**Short exercise**: Retype the whole listing, please, keeping every line exact and dropping the pictures.
____________________
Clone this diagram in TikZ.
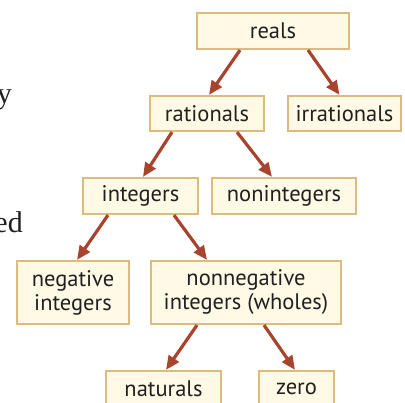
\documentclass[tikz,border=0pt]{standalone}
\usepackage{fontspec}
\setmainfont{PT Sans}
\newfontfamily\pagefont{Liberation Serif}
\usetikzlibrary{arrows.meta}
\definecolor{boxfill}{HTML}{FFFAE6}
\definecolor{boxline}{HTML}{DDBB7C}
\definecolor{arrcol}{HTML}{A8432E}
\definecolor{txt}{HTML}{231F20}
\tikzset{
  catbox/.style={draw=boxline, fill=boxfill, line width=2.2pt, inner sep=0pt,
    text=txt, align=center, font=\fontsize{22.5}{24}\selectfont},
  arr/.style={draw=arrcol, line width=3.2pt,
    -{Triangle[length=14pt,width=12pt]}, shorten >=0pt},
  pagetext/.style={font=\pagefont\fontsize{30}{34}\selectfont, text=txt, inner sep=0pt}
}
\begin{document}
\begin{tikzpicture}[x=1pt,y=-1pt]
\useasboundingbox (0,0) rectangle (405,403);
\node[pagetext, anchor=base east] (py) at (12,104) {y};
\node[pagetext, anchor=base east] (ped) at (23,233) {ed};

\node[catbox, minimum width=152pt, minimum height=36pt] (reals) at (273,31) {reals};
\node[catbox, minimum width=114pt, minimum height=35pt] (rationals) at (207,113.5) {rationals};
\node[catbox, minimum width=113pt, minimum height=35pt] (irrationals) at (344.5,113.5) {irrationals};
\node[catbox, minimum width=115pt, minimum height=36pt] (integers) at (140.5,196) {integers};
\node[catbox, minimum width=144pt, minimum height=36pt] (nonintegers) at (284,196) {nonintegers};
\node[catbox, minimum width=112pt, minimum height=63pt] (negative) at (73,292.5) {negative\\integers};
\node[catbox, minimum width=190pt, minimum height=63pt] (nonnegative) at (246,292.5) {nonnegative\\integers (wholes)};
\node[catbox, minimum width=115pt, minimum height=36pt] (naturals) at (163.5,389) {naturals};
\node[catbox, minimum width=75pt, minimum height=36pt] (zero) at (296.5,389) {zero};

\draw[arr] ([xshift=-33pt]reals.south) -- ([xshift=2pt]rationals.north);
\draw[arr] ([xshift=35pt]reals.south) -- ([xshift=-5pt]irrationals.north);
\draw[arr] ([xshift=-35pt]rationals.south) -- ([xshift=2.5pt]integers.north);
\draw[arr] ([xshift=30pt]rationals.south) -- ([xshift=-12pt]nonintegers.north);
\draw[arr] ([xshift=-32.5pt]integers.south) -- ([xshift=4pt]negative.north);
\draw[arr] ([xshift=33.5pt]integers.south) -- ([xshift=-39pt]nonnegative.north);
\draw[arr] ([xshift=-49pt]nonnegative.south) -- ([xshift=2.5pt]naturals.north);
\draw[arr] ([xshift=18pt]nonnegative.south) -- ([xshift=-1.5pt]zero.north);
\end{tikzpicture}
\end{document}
____________________
**Output of the task**:
Clone this diagram in TikZ.
\documentclass[tikz,border=0pt]{standalone}
\usepackage{fontspec}
\setmainfont{PT Sans}
\newfontfamily\pagefont{Liberation Serif}
\usetikzlibrary{arrows.meta}
\definecolor{boxfill}{HTML}{FFFAE6}
\definecolor{boxline}{HTML}{DDBB7C}
\definecolor{arrcol}{HTML}{A8432E}
\definecolor{txt}{HTML}{231F20}
\tikzset{
  catbox/.style={draw=boxline, fill=boxfill, line width=2.2pt, inner sep=0pt,
    text=txt, align=center, font=\fontsize{22.5}{24}\selectfont},
  arr/.style={draw=arrcol, line width=3.2pt,
    -{Triangle[length=14pt,width=12pt]}, shorten >=0pt},
  pagetext/.style={font=\pagefont\fontsize{30}{34}\selectfont, text=txt, inner sep=0pt}
}
\begin{document}
\begin{tikzpicture}[x=1pt,y=-1pt]
\useasboundingbox (0,0) rectangle (405,403);
\node[pagetext, anchor=base east] (py) at (12,104) {y};
\node[pagetext, anchor=base east] (ped) at (23,233) {ed};

\node[catbox, minimum width=152pt, minimum height=36pt] (reals) at (273,31) {reals};
\node[catbox, minimum width=114pt, minimum height=35pt] (rationals) at (207,113.5) {rationals};
\node[catbox, minimum width=113pt, minimum height=35pt] (irrationals) at (344.5,113.5) {irrationals};
\node[catbox, minimum width=115pt, minimum height=36pt] (integers) at (140.5,196) {integers};
\node[catbox, minimum width=144pt, minimum height=36pt] (nonintegers) at (284,196) {nonintegers};
\node[catbox, minimum width=112pt, minimum height=63pt] (negative) at (73,292.5) {negative\\integers};
\node[catbox, minimum width=190pt, minimum height=63pt] (nonnegative) at (246,292.5) {nonnegative\\integers (wholes)};
\node[catbox, minimum width=115pt, minimum height=36pt] (naturals) at (163.5,389) {naturals};
\node[catbox, minimum width=75pt, minimum height=36pt] (zero) at (296.5,389) {zero};

\draw[arr] ([xshift=-33pt]reals.south) -- ([xshift=2pt]rationals.north);
\draw[arr] ([xshift=35pt]reals.south) -- ([xshift=-5pt]irrationals.north);
\draw[arr] ([xshift=-35pt]rationals.south) -- ([xshift=2.5pt]integers.north);
\draw[arr] ([xshift=30pt]rationals.south) -- ([xshift=-12pt]nonintegers.north);
\draw[arr] ([xshift=-32.5pt]integers.south) -- ([xshift=4pt]negative.north);
\draw[arr] ([xshift=33.5pt]integers.south) -- ([xshift=-39pt]nonnegative.north);
\draw[arr] ([xshift=-49pt]nonnegative.south) -- ([xshift=2.5pt]naturals.north);
\draw[arr] ([xshift=18pt]nonnegative.south) -- ([xshift=-1.5pt]zero.north);
\end{tikzpicture}
\end{document}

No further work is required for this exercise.